Dawkins' own guardedly more nuanced reaction to Christian cultural impacts and literary solace inspired me to reconsider my own long and serpentine path through the ways of desolation and the spirit. A lifelong intrigue with religion inspires me still. I would not have studied medieval literature otherwise, even as I grew away from my childhood's faith during my long matriculation. My reading over this past year found me following seekers, to Tibet, Israel, Ireland, India, and Texas!

However I've responded to that Big Question these past few years, my honest answers displease my parents. No choice I have made has softened those who still follow deeply traditional, temperamentally submissive, ancient patterns forged by church-state, family-tribe, peasant-master; dynamics rutted from centuries of such longing into shamed, fearful, inchoate, half-shadowed relationships. Do I condescend? Or merely understand? Part of me still longs to return to those dimly lit naves, if not the confessionals. Part of me knows the power of romance over logic, and sentiment over truth. The cost of education, I've learned, exacts often this price for one's soul.

My wife and sons struggle to define ourselves by lack of easy ethnic or communal definition. We all four grow and twist towards a distant sun, driven by inexplicable forces we cannot articulate. Perhaps an outside power watches our writhings with as much understanding as Dawkins the don has of what a pulsing plant forcing itself higher cannot know?

We stretch during our short daytime above dark soil. We twist as wonderfully variegated hybrids, never before seen by our boys' disparate ancestors in bog or shetl, cabin or slum. All I can say is that I-- and we-- keep reaching up and out.

2 comments:

Tony Bailie said...

John
there was a new item on the British station Channel Four earlier this week about the ad. A group of Christians are challenging the wording saying that it can not be proved that there is 'probably no God' and so arguing that the ad is misleading and breaches UK advertising standards legistlation.
A Humanist Association spokeswoman was challenged to prove the statement by a news presenter.

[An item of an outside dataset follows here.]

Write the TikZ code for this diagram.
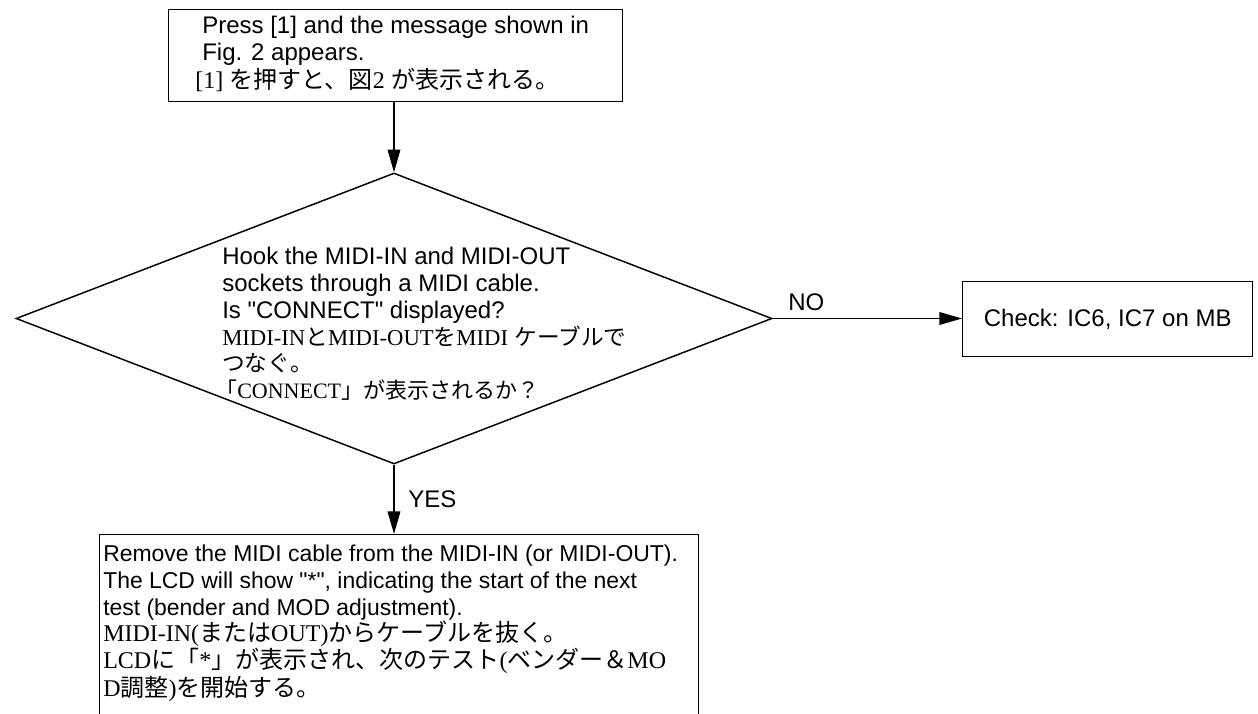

She said they had consulted with the advertising standards agency who advised them that their original slogan 'There is no God' would probably fall foul of legislation as this could not be absolutely proved but that the use of the word 'probably' would be acceptable.
Just think of all the death, suffering and turmoil that could have been avoided over the last 2,000 years if everyone had just gone to an advertising watchdog to adjudicate on the existence or non-existance of God.

Layne said...

I am blessed to know you at your least skeptical.